翻訳|interleave
デジタル信号処理において、符号列に混入した連続的なエラー(バーストエラー)を散発的なエラー(ランダムエラー)に変換する技術。通常用語としてインターリーブが使われるが、正確な用語はインターリービングinterleavingである。対応日本語は交錯法。デジタル記録で記録媒体に欠陥があったり、デジタル放送で伝送中に雑音が混入したりすると、デジタル信号の符号列にエラー(誤り)がおきる。エラーには、散発的なランダムエラーと連続的なバーストエラーがある。ランダムエラーは誤り訂正技術によって比較的容易に訂正できるが、バーストエラーはそのままでは訂正がむずかしい。インターリーブはバーストエラーをランダムエラーに変換し、誤り訂正を容易にする技術である。信号を記録したり送信したりする前に、インターリーバーinterleaverによって符号列の時間的順序や周波数配置をばらばらに組み替え(交錯させ)、再生や受信時にデインターリーバーdeinterleaverによって元の時間的順序や周波数配置に戻す。このような操作を行うことで、交錯状態の信号に生じたバーストエラーは、元に戻したときにはランダムエラーに変換され、その後の誤り訂正が容易になる。もちろん信号そのものには変化や劣化はいっさいない。
符号列の時間的順序を交錯させる方法を時間インターリーブ、符号列の周波数配置を交錯させる方法を周波数インターリーブとよぶ。
コンパクトディスク(CD)などのデジタルオーディオでは時間インターリーブが用いられ、記録媒体の欠陥によるバーストエラーをランダムエラーに変換して、その後の誤り訂正を容易にしている。

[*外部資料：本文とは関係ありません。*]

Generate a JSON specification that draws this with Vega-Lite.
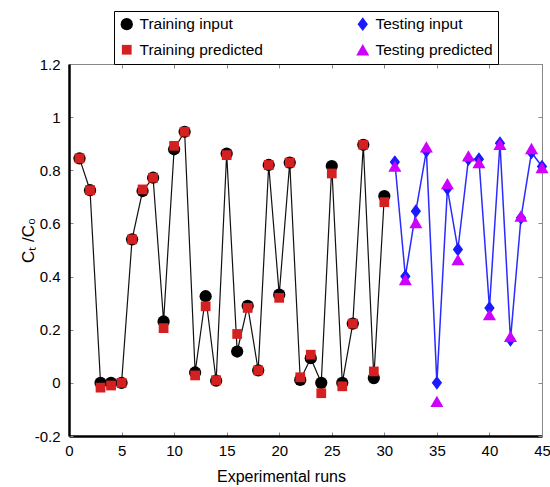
{
  "$schema": "https://vega.github.io/schema/vega-lite/v6.json",
  "width": 473,
  "height": 372,
  "autosize": "none",
  "padding": {"left": 69, "top": 64, "right": 8, "bottom": 51},
  "background": "white",
  "config": {
    "font": "Liberation Sans",
    "view": {"stroke": "#888888", "strokeWidth": 1},
    "axis": {"grid": false}
  },
  "data": {
    "values": [
      {"run": 1, "value": 0.845, "series": "Training input"},
      {"run": 2, "value": 0.725, "series": "Training input"},
      {"run": 3, "value": 0.0, "series": "Training input"},
      {"run": 4, "value": 0.0, "series": "Training input"},
      {"run": 5, "value": 0.0, "series": "Training input"},
      {"run": 6, "value": 0.54, "series": "Training input"},
      {"run": 7, "value": 0.722, "series": "Training input"},
      {"run": 8, "value": 0.772, "series": "Training input"},
      {"run": 9, "value": 0.231, "series": "Training input"},
      {"run": 10, "value": 0.879, "series": "Training input"},
      {"run": 11, "value": 0.945, "series": "Training input"},
      {"run": 12, "value": 0.039, "series": "Training input"},
      {"run": 13, "value": 0.326, "series": "Training input"},
      {"run": 14, "value": 0.008, "series": "Training input"},
      {"run": 15, "value": 0.863, "series": "Training input"},
      {"run": 16, "value": 0.118, "series": "Training input"},
      {"run": 17, "value": 0.29, "series": "Training input"},
      {"run": 18, "value": 0.047, "series": "Training input"},
      {"run": 19, "value": 0.82, "series": "Training input"},
      {"run": 20, "value": 0.332, "series": "Training input"},
      {"run": 21, "value": 0.829, "series": "Training input"},
      {"run": 22, "value": 0.011, "series": "Training input"},
      {"run": 23, "value": 0.093, "series": "Training input"},
      {"run": 24, "value": 0.0, "series": "Training input"},
      {"run": 25, "value": 0.816, "series": "Training input"},
      {"run": 26, "value": 0.0, "series": "Training input"},
      {"run": 27, "value": 0.223, "series": "Training input"},
      {"run": 28, "value": 0.896, "series": "Training input"},
      {"run": 29, "value": 0.018, "series": "Training input"},
      {"run": 30, "value": 0.703, "series": "Training input"},
      {"run": 1, "value": 0.845, "series": "Training predicted"},
      {"run": 2, "value": 0.725, "series": "Training predicted"},
      {"run": 3, "value": -0.018, "series": "Training predicted"},
      {"run": 4, "value": -0.01, "series": "Training predicted"},
      {"run": 5, "value": 0.0, "series": "Training predicted"},
      {"run": 6, "value": 0.54, "series": "Training predicted"},
      {"run": 7, "value": 0.728, "series": "Training predicted"},
      {"run": 8, "value": 0.772, "series": "Training predicted"},
      {"run": 9, "value": 0.206, "series": "Training predicted"},
      {"run": 10, "value": 0.892, "series": "Training predicted"},
      {"run": 11, "value": 0.945, "series": "Training predicted"},
      {"run": 12, "value": 0.028, "series": "Training predicted"},
      {"run": 13, "value": 0.288, "series": "Training predicted"},
      {"run": 14, "value": 0.01, "series": "Training predicted"},
      {"run": 15, "value": 0.857, "series": "Training predicted"},
      {"run": 16, "value": 0.184, "series": "Training predicted"},
      {"run": 17, "value": 0.282, "series": "Training predicted"},
      {"run": 18, "value": 0.047, "series": "Training predicted"},
      {"run": 19, "value": 0.82, "series": "Training predicted"},
      {"run": 20, "value": 0.32, "series": "Training predicted"},
      {"run": 21, "value": 0.829, "series": "Training predicted"},
      {"run": 22, "value": 0.021, "series": "Training predicted"},
      {"run": 23, "value": 0.106, "series": "Training predicted"},
      {"run": 24, "value": -0.039, "series": "Training predicted"},
      {"run": 25, "value": 0.788, "series": "Training predicted"},
      {"run": 26, "value": -0.013, "series": "Training predicted"},
      {"run": 27, "value": 0.223, "series": "Training predicted"},
      {"run": 28, "value": 0.896, "series": "Training predicted"},
      {"run": 29, "value": 0.043, "series": "Training predicted"},
      {"run": 30, "value": 0.68, "series": "Training predicted"},
      {"run": 31, "value": 0.831, "series": "Testing input"},
      {"run": 32, "value": 0.401, "series": "Testing input"},
      {"run": 33, "value": 0.646, "series": "Testing input"},
      {"run": 34, "value": 0.873, "series": "Testing input"},
      {"run": 35, "value": 0.0, "series": "Testing input"},
      {"run": 36, "value": 0.731, "series": "Testing input"},
      {"run": 37, "value": 0.502, "series": "Testing input"},
      {"run": 38, "value": 0.842, "series": "Testing input"},
      {"run": 39, "value": 0.842, "series": "Testing input"},
      {"run": 40, "value": 0.282, "series": "Testing input"},
      {"run": 41, "value": 0.902, "series": "Testing input"},
      {"run": 42, "value": 0.162, "series": "Testing input"},
      {"run": 43, "value": 0.621, "series": "Testing input"},
      {"run": 44, "value": 0.867, "series": "Testing input"},
      {"run": 45, "value": 0.814, "series": "Testing input"},
      {"run": 31, "value": 0.816, "series": "Testing predicted"},
      {"run": 32, "value": 0.389, "series": "Testing predicted"},
      {"run": 33, "value": 0.603, "series": "Testing predicted"},
      {"run": 34, "value": 0.888, "series": "Testing predicted"},
      {"run": 35, "value": -0.07, "series": "Testing predicted"},
      {"run": 36, "value": 0.75, "series": "Testing predicted"},
      {"run": 37, "value": 0.464, "series": "Testing predicted"},
      {"run": 38, "value": 0.854, "series": "Testing predicted"},
      {"run": 39, "value": 0.829, "series": "Testing predicted"},
      {"run": 40, "value": 0.257, "series": "Testing predicted"},
      {"run": 41, "value": 0.898, "series": "Testing predicted"},
      {"run": 42, "value": 0.175, "series": "Testing predicted"},
      {"run": 43, "value": 0.628, "series": "Testing predicted"},
      {"run": 44, "value": 0.882, "series": "Testing predicted"},
      {"run": 45, "value": 0.81, "series": "Testing predicted"}
    ]
  },
  "resolve": {"axis": {"x": "independent", "y": "independent"}},
  "layer": [
    {
      "transform": [{"filter": "datum.series === 'Training input'"}],
      "mark": {"type": "line", "color": "#111111", "strokeWidth": 1.2},
      "encoding": {
        "x": {
          "field": "run", "type": "quantitative",
          "scale": {"domain": [0, 45], "nice": false, "zero": false},
          "axis": {
            "orient": "bottom", "title": "Experimental runs",
            "values": [0, 5, 10, 15, 20, 25, 30, 35, 40, 45],
            "tickSize": -4, "tickColor": "#888888", "tickWidth": 1,
            "domainColor": "#000000", "domainWidth": 2.5,
            "labelPadding": 11, "labelFontSize": 15, "labelColor": "#000000",
            "labelFont": "Liberation Sans", "labelFlush": false,
            "titleFont": "Liberation Sans", "titleFontSize": 16, "titleFontWeight": "normal",
            "titleColor": "#000000", "titleX": 212, "titleY": 32
          }
        },
        "y": {
          "field": "value", "type": "quantitative",
          "scale": {"domain": [-0.2, 1.2], "nice": false, "zero": false},
          "axis": {
            "orient": "left", "title": "Cₜ /C₀",
            "values": [-0.2, 0, 0.2, 0.4, 0.6, 0.8, 1, 1.2],
            "labelExpr": "'' + datum.value",
            "tickSize": -4, "tickColor": "#888888", "tickWidth": 1,
            "domainColor": "#000000", "domainWidth": 2.5,
            "labelPadding": 13, "labelFontSize": 15, "labelColor": "#000000",
            "labelFont": "Liberation Sans", "labelFlush": false,
            "titleFont": "Liberation Sans", "titleFontSize": 17, "titleFontWeight": "normal",
            "titleColor": "#000000", "titleX": -41, "titleY": 176, "titleBaseline": "middle", "titleAngle": -90
          }
        }
      }
    },
    {
      "transform": [{"filter": "datum.series === 'Testing input'"}],
      "mark": {"type": "line", "color": "#2b2bff", "strokeWidth": 1.5},
      "encoding": {
        "x": {
          "field": "run", "type": "quantitative",
          "axis": {
            "orient": "top", "title": null, "labels": false,
            "values": [0, 5, 10, 15, 20, 25, 30, 35, 40, 45],
            "tickSize": -4, "tickColor": "#888888", "tickWidth": 1,
            "domainColor": "#888888", "domainWidth": 1
          }
        },
        "y": {
          "field": "value", "type": "quantitative",
          "axis": {
            "orient": "right", "title": null, "labels": false,
            "values": [-0.2, 0, 0.2, 0.4, 0.6, 0.8, 1, 1.2],
            "tickSize": -4, "tickColor": "#888888", "tickWidth": 1,
            "domainColor": "#888888", "domainWidth": 1
          }
        }
      }
    },
    {
      "mark": {"type": "point", "filled": true, "opacity": 1, "strokeWidth": 0},
      "encoding": {
        "x": {"field": "run", "type": "quantitative", "axis": null},
        "y": {"field": "value", "type": "quantitative", "axis": null},
        "color": {
          "field": "series", "type": "nominal",
          "scale": {
            "domain": ["Training input", "Training predicted", "Testing input", "Testing predicted"],
            "range": ["#000000", "#d42020", "#1a1aff", "#d000ff"]
          },
          "legend": {
            "title": null, "orient": "none", "legendX": 45, "legendY": -53,
            "columns": 2, "columnPadding": 92, "rowPadding": 9,
            "padding": 5, "strokeColor": "#000000", "fillColor": "#ffffff",
            "labelFont": "Liberation Sans", "labelFontSize": 15.5, "labelColor": "#000000",
            "labelOffset": 5, "symbolSize": 100, "symbolStrokeWidth": 0, "labelLimit": 300,
            "encode": {"symbols": {"update": {"size": {"value": 110}}}}
          }
        },
        "shape": {
          "field": "series", "type": "nominal",
          "scale": {
            "domain": ["Training input", "Training predicted", "Testing input", "Testing predicted"],
            "range": ["circle", "square", "M0,-1L0.75,0L0,1L-0.75,0Z", "triangle-up"]
          },
          "legend": null
        },
        "size": {
          "field": "series", "type": "nominal",
          "scale": {
            "type": "ordinal",
            "domain": ["Training input", "Training predicted", "Testing input", "Testing predicted"],
            "range": [150, 95, 190, 170]
          },
          "legend": null
        }
      }
    }
  ]
}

地上デジタル放送の誤り訂正方式では、時間インターリーブと周波数インターリーブが適用されるが、放送方式により適用方法が異なる。日本方式のISDB-Tは一つの放送チャンネルを多数のキャリア(搬送波)で送信するマルチキャリア方式を採用しているため、キャリアの周波数配置を交錯する周波数インターリーブが可能である。ISDB-T方式では、周波数インターリーブと時間インターリーブとを併用することで、二重のインターリーブが実行され、雑音障害にきわめて強いシステムが構築されている。ヨーロッパ方式のDVB-Tもマルチキャリア方式を採用しており、周波数インターリーブが適用されている。ただし時間インターリーブは適用されていない。アメリカ方式のATSCは、一つの放送チャンネルを単一のキャリアで送信するシングルキャリア方式を採用しているため、周波数インターリーブや時間インターリーブは適用されていない。